I attended today’s Cairns Chamber of Commerce July business luncheon to hear the annual Regional Economic Forecast.
Here I share what Rick Carr* from Herron Todd White had to say about the present state of the Cairns real estate market:
“What we are seeing in this current property market cycle, is that it is taking much longer than normal for economic growth to feed through into job growth, to then feed through into property market recovery.
Normally we expect about a two year time lag for that sort of process to occur. We’ve been having tourism growth now for the last five years, or thereof, from a very low base that was influenced by a downturn. But that five years worth of tourism growth has really only over the last 12 months started to consolidate itself in improved employment outcomes and lower unemployment.
It’s yet to translate through into much in the property market, but the good news is with that tourism growth well entrenched, with things like three new hotels and developments on the go, things are definitely starting to pick up. The employment pick up seems to now be well entrenched and that ought to be translating now into an improvement in the property market situation.
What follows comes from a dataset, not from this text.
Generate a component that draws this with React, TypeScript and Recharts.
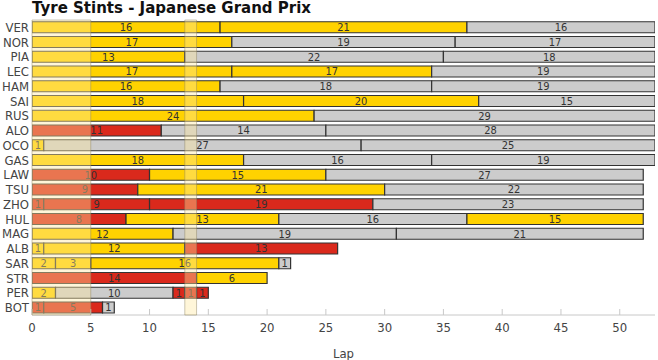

Right now we are seeing a little bit of negativity in the market due to the national negative factors through the crack down on investor loans etc which have been a negative influence on the market. Thank goodness we had a little bit of growth in the market which has actually counteracted that to steady it out over 12 months, but as the influence of yet economic and job recovery in the market feeds through, we should start to see that the property market shouldn’t be too far behind.”
*Rick Carr has been the Research Director at property advisers Herron Todd White in Cairns since 1998 and has a career history revolving mainly around economic research and consulting. He is also well-known as the author of the CairnsWatch monthly economic and market indicator publication, and as an expert commentator on the Cairns property markets.